Please keep in mind this is a first attempt using limited sample data, and I'm happy to try to make improvements based on experience any of you have. Please share your experiences on the pilon-users mailing list.
Pilon version 1.18
This version adds a new --iupac
command line option which enables output of IUPAC ambiguous base codes in the output FASTA file. This will be most useful for diploid assembly improvement, allowing Pilon to include heterozygous SNP codes in the improved assembly FASTA. Pilon currently only makes two-way heterozygous calls (e.g., "C or T" is encoded "Y"), not 3-way.
--bruce, 12 June 2016
Pilon version 1.17
This release implements two enhancements requested by users:
- A new optional argument
--outdir <directory>
which specifies a place for Pilon to put all its output files. If you use this option, the naming of the individual files doesn't change, just the location. - In addition to
--frags
,--jumps
, and--unpaired
, Pilon now allows aligned reads to be simply specified as--bam <aligned-bam.bam>
. If the--bam
argument is used, Pilon will scan the BAM file (as it usually does anyway) to gather statistics about the orientation and insert size distribution of the reads in the library, and it will make its best determination as to whether they should be treated as small insert (fragment) pairs, large insert (jump) pairs, or unpaired. The heuristics are pretty simple: if the plurality of reads are unpaired, that's what it will use; otherwise, it determines whether most of the aligned read pairs are in FR or RF orientation, and uses the corresponding mean insert size to determine whether to consider them frags (< 700bp) or jumps (> 700bp). As always, separate libraries should each be in their own BAM file.

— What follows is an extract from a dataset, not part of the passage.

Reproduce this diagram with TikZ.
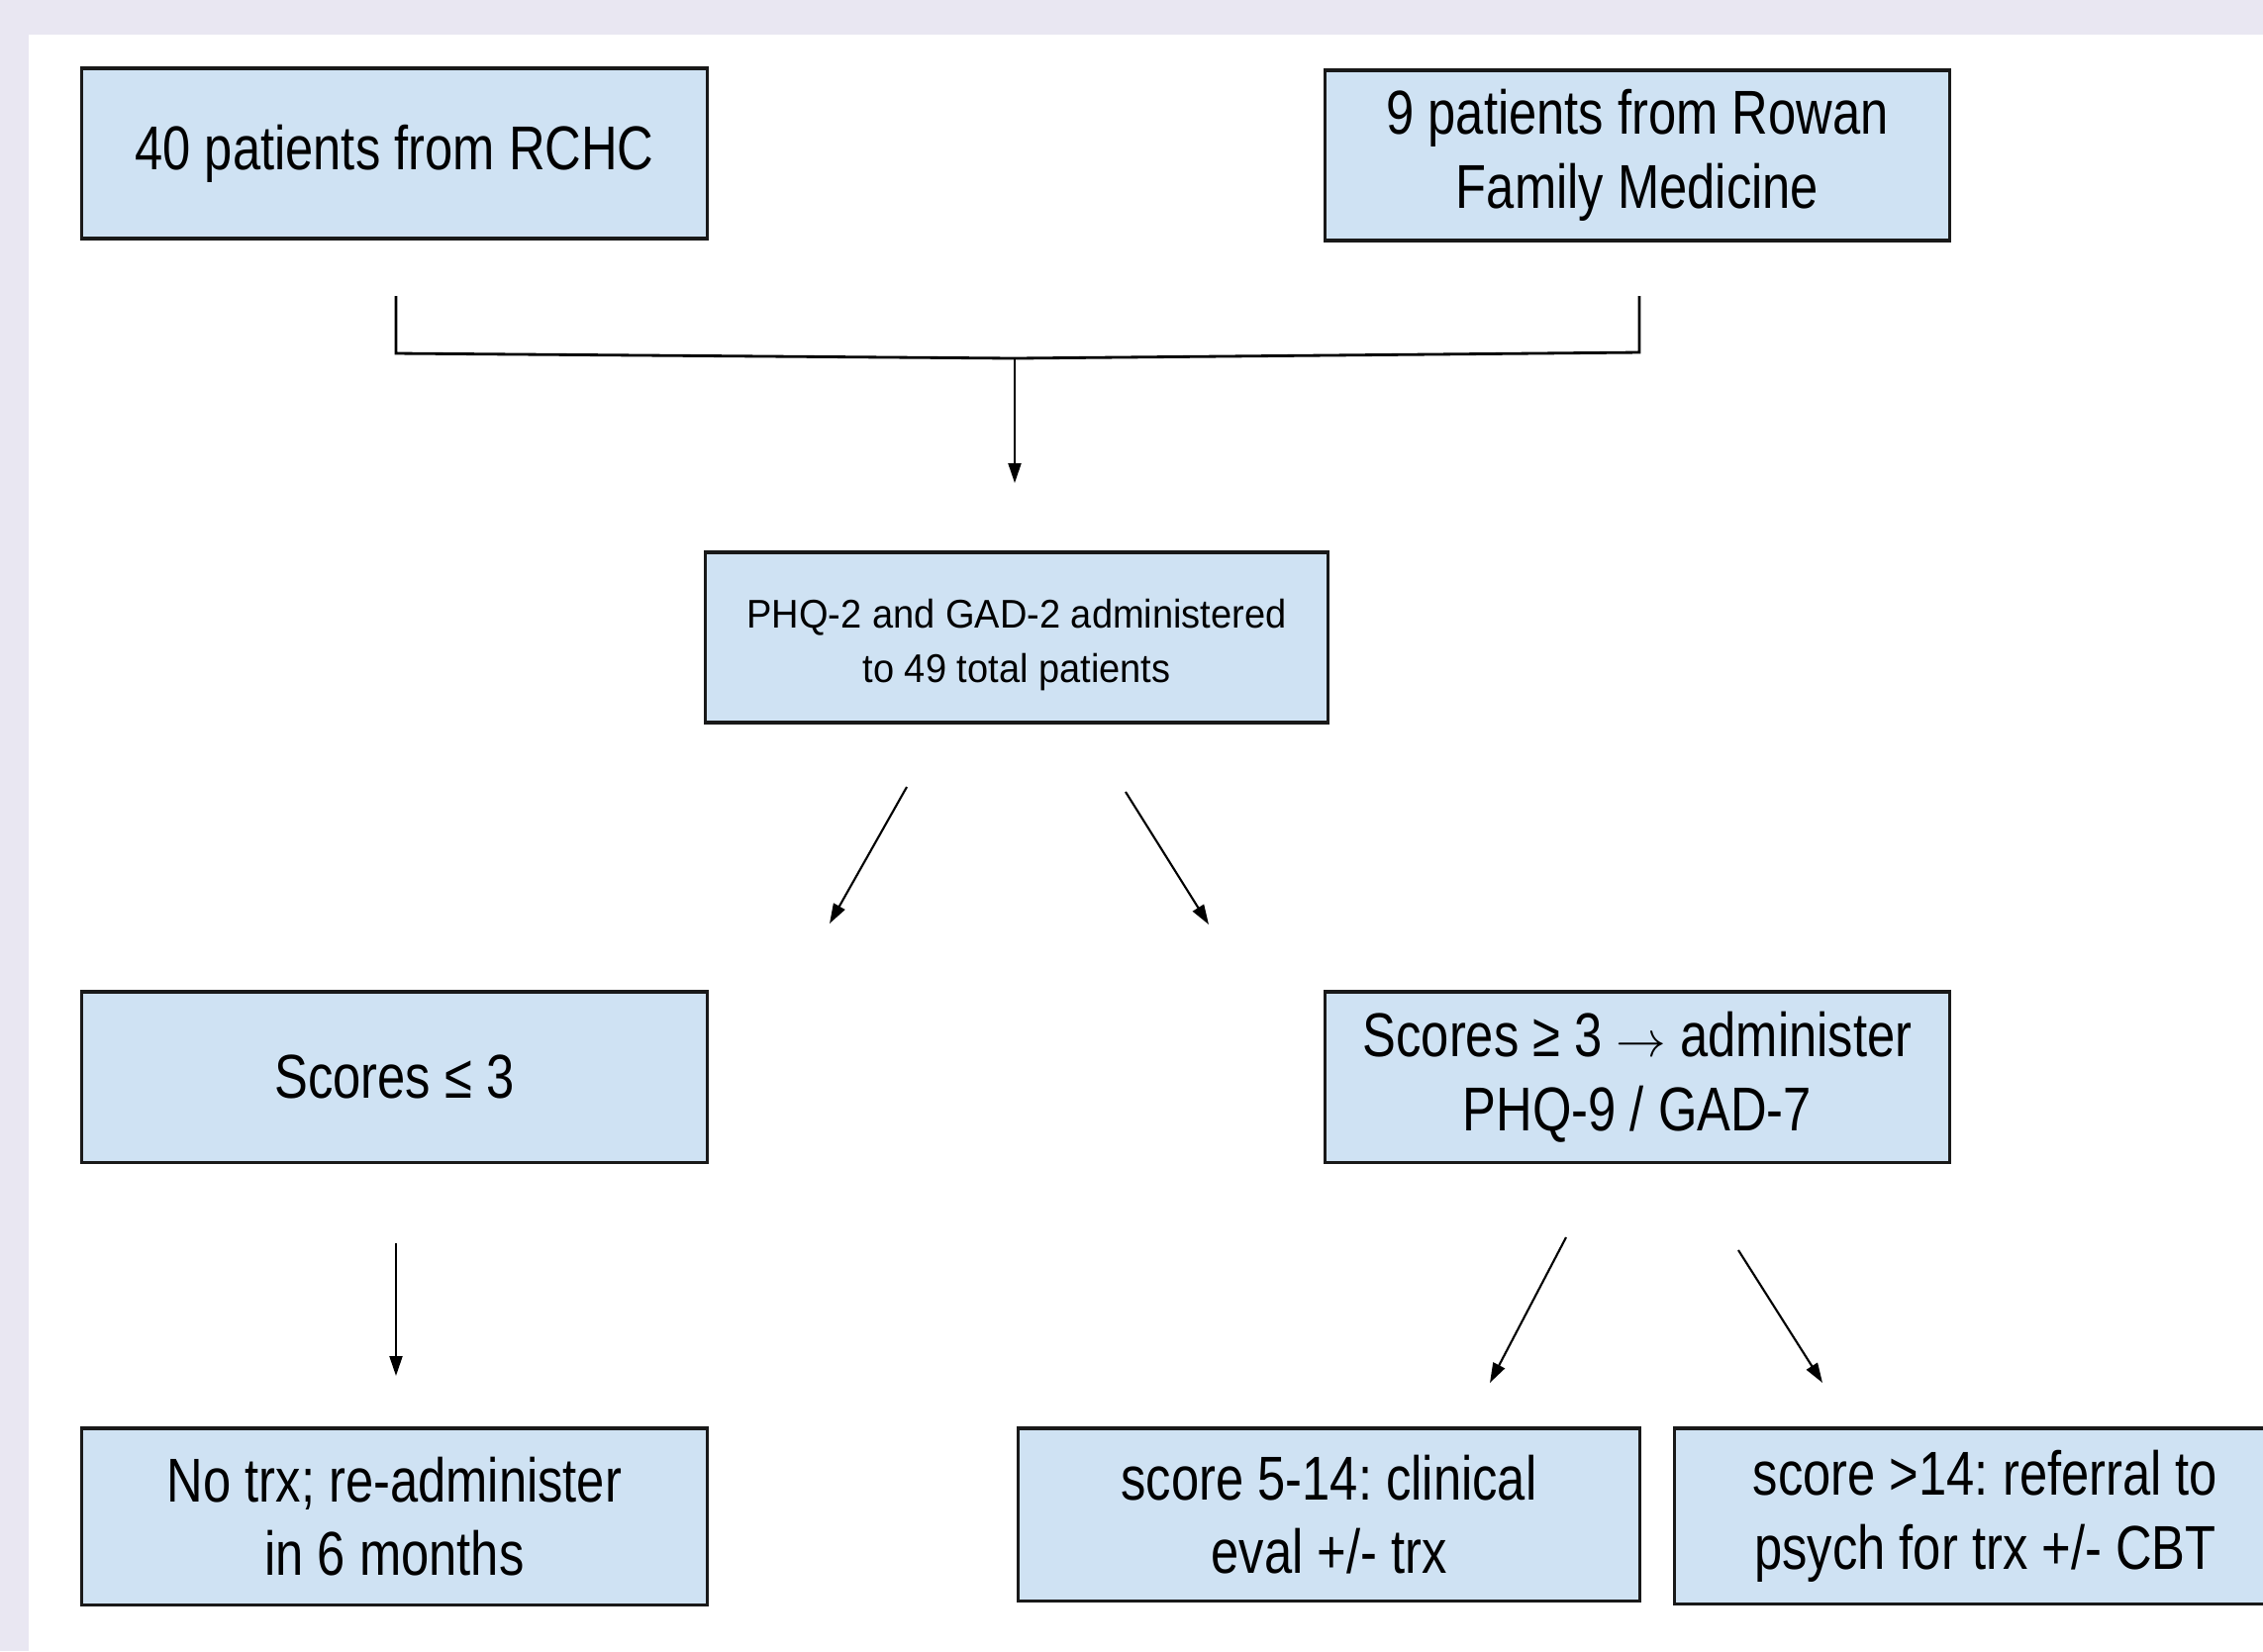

Thanks to Chris Desjardins and Ashlee Earl for suggesting the automatic BAM type determination and to Torsten Seemann for suggesting the output directory argument.
Pilon version 1.16
This release fixes a bug introduced in v1.15 which caused Pilon to crash when using input BAM files containing unpaired reads (--unpaired
). It is otherwise identical to v1.15.
--bruce, 7 Dec 2015
PIlon version 1.15
This release is aimed at improving performance and convenience for those applying Pilon to large genomes. There are no changes in functionality from v1.14, though on most of my test cases, v1.15 is 10-15% faster overall because of some efficiency improvements to finding reads for the local reassembly process.
More significantly, v1.15 contains an optimization for those who use the --targets
argument to specify a subset of input scaffolds to process during a run in order to reduce memory requirements for handling large genomes. It is my hope that this will make it more viable to use the --targets
argument to specify a file with a list of scaffolds to process from a large genome rather than having to split all the input files.

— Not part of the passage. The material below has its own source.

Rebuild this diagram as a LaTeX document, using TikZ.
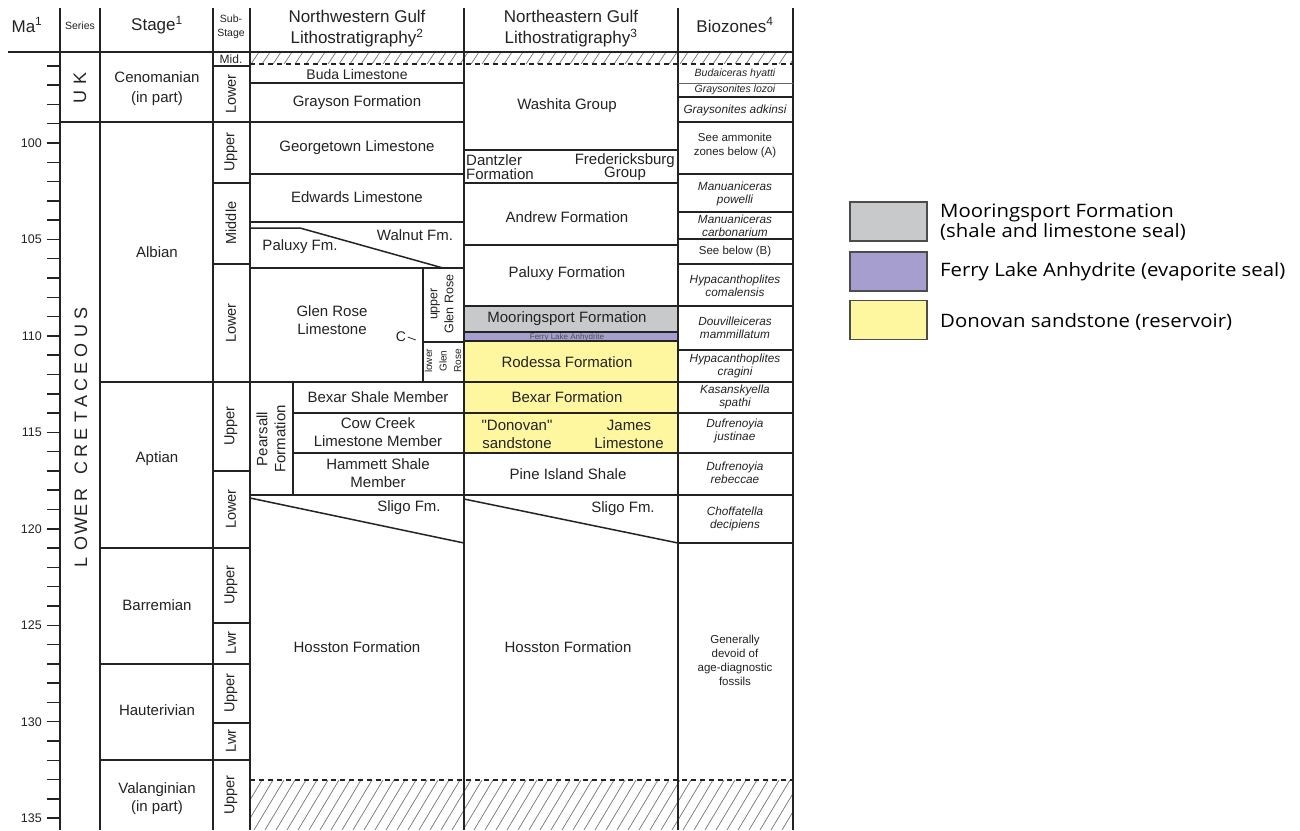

The first thing Pilon normally does is scan the BAMs to compute stats and create an in-memory data structure to hold any "stray" pairs, that is, pairs which are not mapped as "proper" pairs in the BAM. This is necessary to get easy access to mates which may be mapped far away in the input genome (and hence far away in the BAM file), as these faraway mates are prime candidates to be included in the local reassembly process. However, mapping stray pairs can be very memory intensive for large genomes, so starting with this version, Pilon will ignore any stray pairs for which neither read maps to any of the specified --target
scaffolds. This should increase speed and reduce memory for running a scaffold subset.